• _TO DO_:
From the first line of the data below through the line holding "vs transition temperature", output each line exactly and leave the pictures out.

• _DATA SEGMENT_:

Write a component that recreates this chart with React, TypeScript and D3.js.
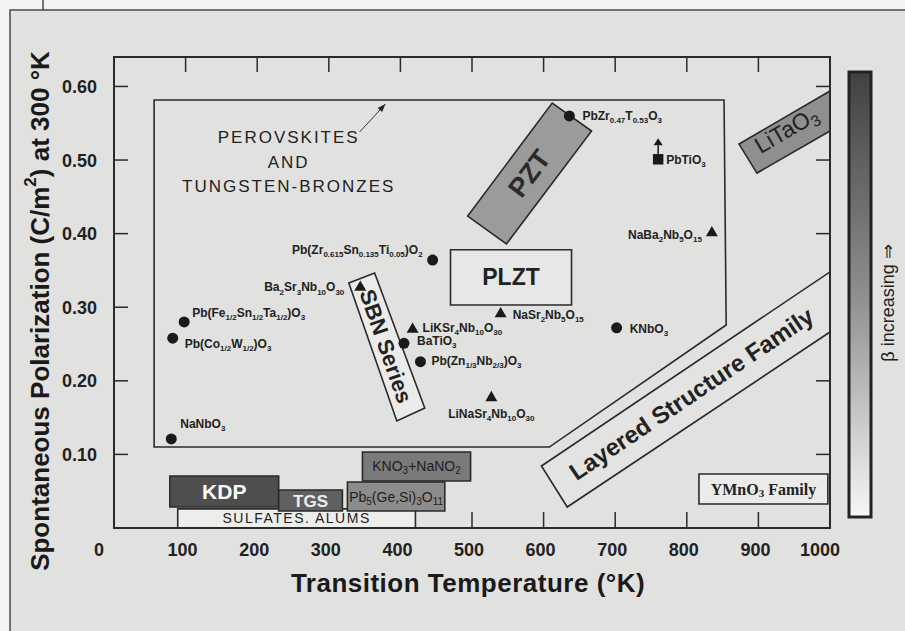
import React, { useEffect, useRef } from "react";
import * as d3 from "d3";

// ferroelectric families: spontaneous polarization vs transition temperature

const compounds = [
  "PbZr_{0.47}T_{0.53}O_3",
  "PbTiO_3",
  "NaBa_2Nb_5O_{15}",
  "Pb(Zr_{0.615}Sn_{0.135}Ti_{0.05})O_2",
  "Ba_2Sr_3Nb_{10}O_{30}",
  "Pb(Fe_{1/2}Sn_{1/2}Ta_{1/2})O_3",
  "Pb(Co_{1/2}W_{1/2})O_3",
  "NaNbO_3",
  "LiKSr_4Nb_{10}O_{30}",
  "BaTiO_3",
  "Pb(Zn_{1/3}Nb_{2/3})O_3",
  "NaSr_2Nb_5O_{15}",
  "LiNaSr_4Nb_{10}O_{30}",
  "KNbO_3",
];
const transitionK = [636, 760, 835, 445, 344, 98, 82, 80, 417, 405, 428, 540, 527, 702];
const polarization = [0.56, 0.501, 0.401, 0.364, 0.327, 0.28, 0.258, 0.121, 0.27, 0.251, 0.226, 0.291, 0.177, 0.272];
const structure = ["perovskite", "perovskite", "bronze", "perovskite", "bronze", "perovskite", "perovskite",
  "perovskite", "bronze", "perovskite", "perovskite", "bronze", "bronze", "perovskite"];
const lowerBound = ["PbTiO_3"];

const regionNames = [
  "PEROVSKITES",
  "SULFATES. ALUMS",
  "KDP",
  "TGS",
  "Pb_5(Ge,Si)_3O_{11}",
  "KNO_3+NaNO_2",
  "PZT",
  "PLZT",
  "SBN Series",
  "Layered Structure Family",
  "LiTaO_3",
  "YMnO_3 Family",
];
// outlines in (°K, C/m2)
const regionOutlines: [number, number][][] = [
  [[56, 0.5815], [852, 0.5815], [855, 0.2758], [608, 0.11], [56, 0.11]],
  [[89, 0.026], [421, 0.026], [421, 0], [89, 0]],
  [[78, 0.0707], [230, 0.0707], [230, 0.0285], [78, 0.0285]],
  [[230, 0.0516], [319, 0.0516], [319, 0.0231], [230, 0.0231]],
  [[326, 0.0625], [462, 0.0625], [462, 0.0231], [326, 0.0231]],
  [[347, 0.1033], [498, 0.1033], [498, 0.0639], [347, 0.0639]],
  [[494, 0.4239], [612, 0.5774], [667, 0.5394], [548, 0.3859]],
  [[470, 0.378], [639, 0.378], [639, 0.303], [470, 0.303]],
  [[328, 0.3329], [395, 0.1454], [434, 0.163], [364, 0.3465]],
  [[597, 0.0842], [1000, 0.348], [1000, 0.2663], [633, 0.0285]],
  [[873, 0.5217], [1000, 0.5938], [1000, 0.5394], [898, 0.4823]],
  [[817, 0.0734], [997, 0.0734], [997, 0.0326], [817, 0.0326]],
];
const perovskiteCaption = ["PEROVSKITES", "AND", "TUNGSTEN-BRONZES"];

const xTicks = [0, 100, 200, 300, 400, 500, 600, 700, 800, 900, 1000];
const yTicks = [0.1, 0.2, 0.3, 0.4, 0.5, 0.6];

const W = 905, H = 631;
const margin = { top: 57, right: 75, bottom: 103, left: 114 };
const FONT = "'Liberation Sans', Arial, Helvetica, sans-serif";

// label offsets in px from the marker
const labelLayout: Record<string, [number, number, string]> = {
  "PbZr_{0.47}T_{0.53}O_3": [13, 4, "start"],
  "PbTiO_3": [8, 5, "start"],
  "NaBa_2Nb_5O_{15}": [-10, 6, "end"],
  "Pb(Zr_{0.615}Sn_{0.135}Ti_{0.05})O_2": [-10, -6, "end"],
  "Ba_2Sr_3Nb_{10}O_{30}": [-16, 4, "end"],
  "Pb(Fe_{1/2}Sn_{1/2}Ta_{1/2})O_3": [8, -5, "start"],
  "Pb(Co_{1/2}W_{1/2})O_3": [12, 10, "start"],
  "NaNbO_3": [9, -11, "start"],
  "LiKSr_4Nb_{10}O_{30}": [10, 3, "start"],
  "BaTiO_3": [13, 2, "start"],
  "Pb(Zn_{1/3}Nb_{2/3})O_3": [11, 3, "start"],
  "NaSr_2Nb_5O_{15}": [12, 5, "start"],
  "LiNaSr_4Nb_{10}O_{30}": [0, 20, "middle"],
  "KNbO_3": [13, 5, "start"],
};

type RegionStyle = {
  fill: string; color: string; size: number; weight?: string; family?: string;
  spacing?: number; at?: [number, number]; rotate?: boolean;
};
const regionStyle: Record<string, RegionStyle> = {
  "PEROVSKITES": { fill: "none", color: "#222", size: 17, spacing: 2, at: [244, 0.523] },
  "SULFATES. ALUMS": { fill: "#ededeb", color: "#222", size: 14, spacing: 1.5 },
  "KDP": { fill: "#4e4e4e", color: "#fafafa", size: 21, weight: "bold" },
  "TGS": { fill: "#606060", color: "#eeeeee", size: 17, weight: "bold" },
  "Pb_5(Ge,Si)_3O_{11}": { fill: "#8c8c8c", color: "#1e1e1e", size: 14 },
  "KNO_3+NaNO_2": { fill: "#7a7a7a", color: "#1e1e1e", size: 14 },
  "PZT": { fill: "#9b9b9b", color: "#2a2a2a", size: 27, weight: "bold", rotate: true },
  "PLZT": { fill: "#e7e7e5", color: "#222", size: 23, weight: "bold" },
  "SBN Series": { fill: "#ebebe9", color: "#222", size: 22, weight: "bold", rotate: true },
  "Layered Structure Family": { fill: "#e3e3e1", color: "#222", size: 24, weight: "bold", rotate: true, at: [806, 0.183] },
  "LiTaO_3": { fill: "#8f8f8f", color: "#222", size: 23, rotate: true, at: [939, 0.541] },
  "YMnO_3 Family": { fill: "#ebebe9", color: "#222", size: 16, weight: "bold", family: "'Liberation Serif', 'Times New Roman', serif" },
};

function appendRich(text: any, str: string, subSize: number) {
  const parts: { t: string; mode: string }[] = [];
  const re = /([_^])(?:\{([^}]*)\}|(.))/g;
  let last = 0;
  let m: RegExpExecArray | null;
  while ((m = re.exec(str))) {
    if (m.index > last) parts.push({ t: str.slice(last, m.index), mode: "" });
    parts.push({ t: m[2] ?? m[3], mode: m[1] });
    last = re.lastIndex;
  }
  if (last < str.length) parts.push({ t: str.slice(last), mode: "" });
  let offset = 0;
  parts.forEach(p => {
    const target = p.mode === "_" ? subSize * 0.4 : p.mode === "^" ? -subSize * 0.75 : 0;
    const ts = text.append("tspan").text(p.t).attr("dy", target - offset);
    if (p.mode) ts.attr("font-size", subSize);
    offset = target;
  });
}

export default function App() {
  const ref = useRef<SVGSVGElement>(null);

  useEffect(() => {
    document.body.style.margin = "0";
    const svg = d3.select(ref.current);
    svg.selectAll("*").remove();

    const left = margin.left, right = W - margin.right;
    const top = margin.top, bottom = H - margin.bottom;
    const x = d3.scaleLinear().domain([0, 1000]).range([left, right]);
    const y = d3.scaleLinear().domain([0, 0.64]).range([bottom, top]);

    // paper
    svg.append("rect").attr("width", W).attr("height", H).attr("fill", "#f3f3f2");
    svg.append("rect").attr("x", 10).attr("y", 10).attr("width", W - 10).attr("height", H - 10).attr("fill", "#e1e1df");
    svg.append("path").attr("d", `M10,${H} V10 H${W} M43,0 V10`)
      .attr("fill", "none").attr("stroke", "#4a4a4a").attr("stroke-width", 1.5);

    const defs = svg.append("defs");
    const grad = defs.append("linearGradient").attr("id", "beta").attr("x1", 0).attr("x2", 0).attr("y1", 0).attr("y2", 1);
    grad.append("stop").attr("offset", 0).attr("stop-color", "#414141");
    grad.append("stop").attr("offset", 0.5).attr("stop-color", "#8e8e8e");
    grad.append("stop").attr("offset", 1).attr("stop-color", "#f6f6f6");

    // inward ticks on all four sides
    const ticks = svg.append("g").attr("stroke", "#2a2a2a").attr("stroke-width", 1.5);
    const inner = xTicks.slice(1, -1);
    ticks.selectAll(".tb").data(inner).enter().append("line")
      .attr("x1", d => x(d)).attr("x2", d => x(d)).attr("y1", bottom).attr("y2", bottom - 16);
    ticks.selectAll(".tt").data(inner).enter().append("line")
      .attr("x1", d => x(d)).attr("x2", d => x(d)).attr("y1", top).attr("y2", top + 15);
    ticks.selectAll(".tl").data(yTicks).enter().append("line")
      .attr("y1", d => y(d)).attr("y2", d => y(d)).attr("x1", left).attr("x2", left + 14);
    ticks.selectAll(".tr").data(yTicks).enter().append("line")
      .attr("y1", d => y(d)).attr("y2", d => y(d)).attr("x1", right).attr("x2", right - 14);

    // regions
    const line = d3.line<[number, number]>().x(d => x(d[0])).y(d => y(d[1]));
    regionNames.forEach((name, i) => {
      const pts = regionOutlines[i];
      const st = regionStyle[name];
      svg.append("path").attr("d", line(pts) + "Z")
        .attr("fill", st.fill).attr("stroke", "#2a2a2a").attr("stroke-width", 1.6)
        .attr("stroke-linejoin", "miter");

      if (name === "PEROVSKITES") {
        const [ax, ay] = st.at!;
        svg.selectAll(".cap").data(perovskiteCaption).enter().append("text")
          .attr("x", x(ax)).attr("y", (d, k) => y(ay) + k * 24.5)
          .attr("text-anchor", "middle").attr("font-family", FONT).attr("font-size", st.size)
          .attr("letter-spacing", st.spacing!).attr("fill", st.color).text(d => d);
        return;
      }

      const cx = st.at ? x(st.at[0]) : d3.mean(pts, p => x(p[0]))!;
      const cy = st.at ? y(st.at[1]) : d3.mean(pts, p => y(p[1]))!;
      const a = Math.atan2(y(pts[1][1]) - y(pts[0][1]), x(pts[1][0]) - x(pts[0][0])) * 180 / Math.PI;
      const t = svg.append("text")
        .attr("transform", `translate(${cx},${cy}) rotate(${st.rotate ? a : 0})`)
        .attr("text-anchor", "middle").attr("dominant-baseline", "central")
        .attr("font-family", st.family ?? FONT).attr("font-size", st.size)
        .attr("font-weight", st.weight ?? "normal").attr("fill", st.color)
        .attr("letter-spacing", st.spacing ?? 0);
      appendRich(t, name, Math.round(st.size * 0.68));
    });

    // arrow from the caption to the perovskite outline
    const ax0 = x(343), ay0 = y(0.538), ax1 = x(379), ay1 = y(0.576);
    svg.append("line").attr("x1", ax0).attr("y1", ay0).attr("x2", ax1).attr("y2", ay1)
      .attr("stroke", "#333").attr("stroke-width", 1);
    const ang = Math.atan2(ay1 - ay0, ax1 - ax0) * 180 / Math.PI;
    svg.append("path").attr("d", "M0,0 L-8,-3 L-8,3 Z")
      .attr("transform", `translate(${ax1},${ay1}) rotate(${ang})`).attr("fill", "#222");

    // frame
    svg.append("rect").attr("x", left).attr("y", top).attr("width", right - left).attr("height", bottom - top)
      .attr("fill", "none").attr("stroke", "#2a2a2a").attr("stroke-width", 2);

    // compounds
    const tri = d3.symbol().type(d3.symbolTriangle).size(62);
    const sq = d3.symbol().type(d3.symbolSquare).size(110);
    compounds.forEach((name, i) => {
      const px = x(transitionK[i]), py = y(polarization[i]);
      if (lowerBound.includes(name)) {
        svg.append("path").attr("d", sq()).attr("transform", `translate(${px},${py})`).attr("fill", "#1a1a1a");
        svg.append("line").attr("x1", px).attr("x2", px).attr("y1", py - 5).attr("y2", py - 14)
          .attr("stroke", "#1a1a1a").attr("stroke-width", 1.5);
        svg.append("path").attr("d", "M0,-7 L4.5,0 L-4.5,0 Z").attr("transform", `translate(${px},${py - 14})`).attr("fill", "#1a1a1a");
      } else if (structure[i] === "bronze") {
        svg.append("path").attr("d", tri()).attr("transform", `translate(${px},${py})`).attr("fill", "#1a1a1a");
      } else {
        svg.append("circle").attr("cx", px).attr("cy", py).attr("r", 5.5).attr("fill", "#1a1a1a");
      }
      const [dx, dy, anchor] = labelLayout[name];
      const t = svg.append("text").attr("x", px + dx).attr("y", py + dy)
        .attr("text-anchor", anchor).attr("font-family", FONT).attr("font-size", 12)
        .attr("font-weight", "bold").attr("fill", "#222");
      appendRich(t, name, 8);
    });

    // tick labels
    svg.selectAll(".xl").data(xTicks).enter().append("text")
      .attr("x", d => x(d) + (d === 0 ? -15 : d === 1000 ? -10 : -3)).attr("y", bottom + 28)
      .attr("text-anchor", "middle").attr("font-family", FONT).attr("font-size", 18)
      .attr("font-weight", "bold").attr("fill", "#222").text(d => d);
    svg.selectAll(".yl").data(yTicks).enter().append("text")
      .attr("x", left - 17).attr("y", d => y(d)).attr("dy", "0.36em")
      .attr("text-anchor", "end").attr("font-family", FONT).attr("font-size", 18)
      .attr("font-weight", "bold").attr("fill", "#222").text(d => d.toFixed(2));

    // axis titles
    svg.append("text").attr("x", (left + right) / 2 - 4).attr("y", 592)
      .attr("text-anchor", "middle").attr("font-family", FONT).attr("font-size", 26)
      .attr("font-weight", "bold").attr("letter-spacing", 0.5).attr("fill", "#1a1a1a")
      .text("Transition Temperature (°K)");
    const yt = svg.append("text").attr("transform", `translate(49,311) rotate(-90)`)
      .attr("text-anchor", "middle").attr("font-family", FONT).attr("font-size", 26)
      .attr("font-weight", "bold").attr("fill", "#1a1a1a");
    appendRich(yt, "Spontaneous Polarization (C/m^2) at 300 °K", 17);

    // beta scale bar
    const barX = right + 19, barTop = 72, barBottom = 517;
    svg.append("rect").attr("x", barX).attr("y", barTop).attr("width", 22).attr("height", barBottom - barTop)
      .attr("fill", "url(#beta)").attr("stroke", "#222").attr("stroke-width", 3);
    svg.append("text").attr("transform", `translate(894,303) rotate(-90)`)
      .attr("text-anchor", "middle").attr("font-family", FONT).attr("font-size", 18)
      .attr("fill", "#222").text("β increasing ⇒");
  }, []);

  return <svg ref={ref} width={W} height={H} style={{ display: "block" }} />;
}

• _ANSWER FOR THE TASK_:
Write a component that recreates this chart with React, TypeScript and D3.js.
import React, { useEffect, useRef } from "react";
import * as d3 from "d3";

// ferroelectric families: spontaneous polarization vs transition temperature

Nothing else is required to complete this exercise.